>> begin
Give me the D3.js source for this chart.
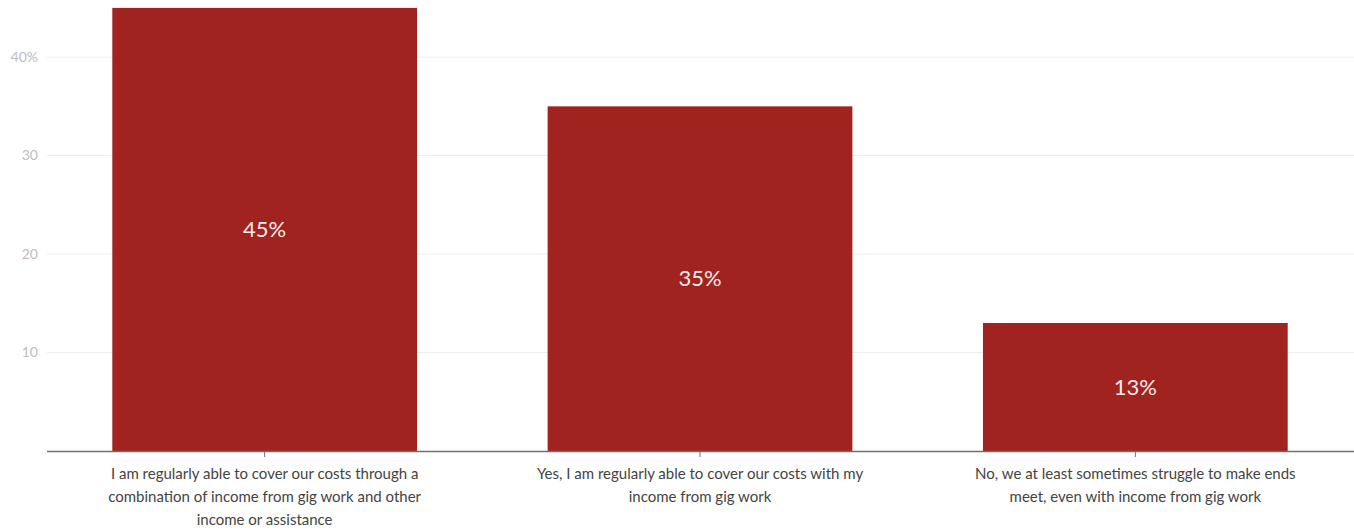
<!DOCTYPE html>
<html>
<head>
<meta charset="utf-8">
<script src="https://cdn.jsdelivr.net/npm/d3@7"></script>
<style>
  html, body { margin: 0; padding: 0; background: #fff; }
  svg { display: block; font-family: Lato, "Open Sans", sans-serif; }
</style>
</head>
<body>
<svg id="chart" width="1354" height="531"></svg>
<script>
// Survey answers and their shares (percent)
const categories = [
  "I am regularly able to cover our costs through a combination of income from gig work and other income or assistance",
  "Yes, I am regularly able to cover our costs with my income from gig work",
  "No, we at least sometimes struggle to make ends meet, even with income from gig work"
];
const categoryLines = [
  ["I am regularly able to cover our costs through a", "combination of income from gig work and other", "income or assistance"],
  ["Yes, I am regularly able to cover our costs with my", "income from gig work"],
  ["No, we at least sometimes struggle to make ends", "meet, even with income from gig work"]
];
const values = [45, 35, 13];
const yTicks = [10, 20, 30, 40];

const W = 1354, H = 531;
const margin = { top: 0, right: 1, bottom: 80, left: 47 };
const svg = d3.select("#chart");

const x = d3.scaleBand()
  .domain(categories)
  .range([margin.left, W - margin.right])
  .paddingInner(0.3)
  .paddingOuter(0.15);

const y = d3.scaleLinear()
  .domain([0, 45.8])
  .range([H - margin.bottom, margin.top]);

// horizontal gridlines
svg.append("g")
  .selectAll("line")
  .data(yTicks)
  .join("line")
  .attr("x1", margin.left)
  .attr("x2", W)
  .attr("y1", d => y(d))
  .attr("y2", d => y(d))
  .attr("stroke", "#ececec")
  .attr("stroke-width", 1);

// y tick labels
svg.append("g")
  .selectAll("text")
  .data(yTicks)
  .join("text")
  .attr("x", 38)
  .attr("y", d => y(d))
  .attr("dy", "0.35em")
  .attr("text-anchor", "end")
  .attr("fill", "#bdbdbd")
  .attr("font-size", 14)
  .text(d => d === 40 ? d + "%" : d);

// bars
svg.append("g")
  .selectAll("rect")
  .data(values)
  .join("rect")
  .attr("x", (d, i) => x(categories[i]))
  .attr("width", x.bandwidth())
  .attr("y", d => y(d))
  .attr("height", d => y(0) - y(d))
  .attr("fill", "#a02320");

// value labels inside bars
svg.append("g")
  .selectAll("text")
  .data(values)
  .join("text")
  .attr("x", (d, i) => x(categories[i]) + x.bandwidth() / 2)
  .attr("y", d => y(d / 2))
  .attr("dy", "0.35em")
  .attr("text-anchor", "middle")
  .attr("fill", "#f4ecea")
  .attr("font-size", 22)
  .text(d => d + "%");

// x axis baseline and ticks
const xAxis = svg.append("g");
xAxis.append("line")
  .attr("x1", margin.left)
  .attr("x2", W)
  .attr("y1", y(0) + 0.5)
  .attr("y2", y(0) + 0.5)
  .attr("stroke", "#6f6f6f")
  .attr("stroke-width", 1.5);
xAxis.selectAll("line.tick")
  .data(categories)
  .join("line")
  .attr("class", "tick")
  .attr("x1", d => x(d) + x.bandwidth() / 2)
  .attr("x2", d => x(d) + x.bandwidth() / 2)
  .attr("y1", y(0))
  .attr("y2", y(0) + 6)
  .attr("stroke", "#6f6f6f")
  .attr("stroke-width", 1);

// wrapped category labels
const labels = xAxis.selectAll("text.cat")
  .data(categories)
  .join("text")
  .attr("class", "cat")
  .attr("x", d => x(d) + x.bandwidth() / 2)
  .attr("y", y(0) + 28)
  .attr("text-anchor", "middle")
  .attr("fill", "#444")
  .attr("font-size", 15);
labels.each(function(d, i) {
  const t = d3.select(this);
  categoryLines[i].forEach((line, j) => {
    t.append("tspan")
      .attr("x", x(d) + x.bandwidth() / 2)
      .attr("dy", j === 0 ? 0 : 23)
      .text(line);
  });
});
</script>
</body>
</html>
>> end
> [Stated goal]:
Give an exact copy of the material, leaving out every picture.

> [The reply]:
Give me the D3.js source for this chart.
<!DOCTYPE html>
<html>
<head>
<meta charset="utf-8">
<script src="https://cdn.jsdelivr.net/npm/d3@7"></script>
<style>
  html, body { margin: 0; padding: 0; background: #fff; }
  svg { display: block; font-family: Lato, "Open Sans", sans-serif; }
</style>
</head>
<body>
<svg id="chart" width="1354" height="531"></svg>
<script>
// Survey answers and their shares (percent)
const categories = [
  "I am regularly able to cover our costs through a combination of income from gig work and other income or assistance",
  "Yes, I am regularly able to cover our costs with my income from gig work",
  "No, we at least sometimes struggle to make ends meet, even with income from gig work"
];
const categoryLines = [
  ["I am regularly able to cover our costs through a", "combination of income from gig work and other", "income or assistance"],
  ["Yes, I am regularly able to cover our costs with my", "income from gig work"],
  ["No, we at least sometimes struggle to make ends", "meet, even with income from gig work"]
];
const values = [45, 35, 13];
const yTicks = [10, 20, 30, 40];

const W = 1354, H = 531;
const margin = { top: 0, right: 1, bottom: 80, left: 47 };
const svg = d3.select("#chart");

const x = d3.scaleBand()
  .domain(categories)
  .range([margin.left, W - margin.right])
  .paddingInner(0.3)
  .paddingOuter(0.15);

const y = d3.scaleLinear()
  .domain([0, 45.8])
  .range([H - margin.bottom, margin.top]);

// horizontal gridlines
svg.append("g")
  .selectAll("line")
  .data(yTicks)
  .join("line")
  .attr("x1", margin.left)
  .attr("x2", W)
  .attr("y1", d => y(d))
  .attr("y2", d => y(d))
  .attr("stroke", "#ececec")
  .attr("stroke-width", 1);

// y tick labels
svg.append("g")
  .selectAll("text")
  .data(yTicks)
  .join("text")
  .attr("x", 38)
  .attr("y", d => y(d))
  .attr("dy", "0.35em")
  .attr("text-anchor", "end")
  .attr("fill", "#bdbdbd")
  .attr("font-size", 14)
  .text(d => d === 40 ? d + "%" : d);

// bars
svg.append("g")
  .selectAll("rect")
  .data(values)
  .join("rect")
  .attr("x", (d, i) => x(categories[i]))
  .attr("width", x.bandwidth())
  .attr("y", d => y(d))
  .attr("height", d => y(0) - y(d))
  .attr("fill", "#a02320");

// value labels inside bars
svg.append("g")
  .selectAll("text")
  .data(values)
  .join("text")
  .attr("x", (d, i) => x(categories[i]) + x.bandwidth() / 2)
  .attr("y", d => y(d / 2))
  .attr("dy", "0.35em")
  .attr("text-anchor", "middle")
  .attr("fill", "#f4ecea")
  .attr("font-size", 22)
  .text(d => d + "%");

// x axis baseline and ticks
const xAxis = svg.append("g");
xAxis.append("line")
  .attr("x1", margin.left)
  .attr("x2", W)
  .attr("y1", y(0) + 0.5)
  .attr("y2", y(0) + 0.5)
  .attr("stroke", "#6f6f6f")
  .attr("stroke-width", 1.5);
xAxis.selectAll("line.tick")
  .data(categories)
  .join("line")
  .attr("class", "tick")
  .attr("x1", d => x(d) + x.bandwidth() / 2)
  .attr("x2", d => x(d) + x.bandwidth() / 2)
  .attr("y1", y(0))
  .attr("y2", y(0) + 6)
  .attr("stroke", "#6f6f6f")
  .attr("stroke-width", 1);

// wrapped category labels
const labels = xAxis.selectAll("text.cat")
  .data(categories)
  .join("text")
  .attr("class", "cat")
  .attr("x", d => x(d) + x.bandwidth() / 2)
  .attr("y", y(0) + 28)
  .attr("text-anchor", "middle")
  .attr("fill", "#444")
  .attr("font-size", 15);
labels.each(function(d, i) {
  const t = d3.select(this);
  categoryLines[i].forEach((line, j) => {
    t.append("tspan")
      .attr("x", x(d) + x.bandwidth() / 2)
      .attr("dy", j === 0 ? 0 : 23)
      .text(line);
  });
});
</script>
</body>
</html>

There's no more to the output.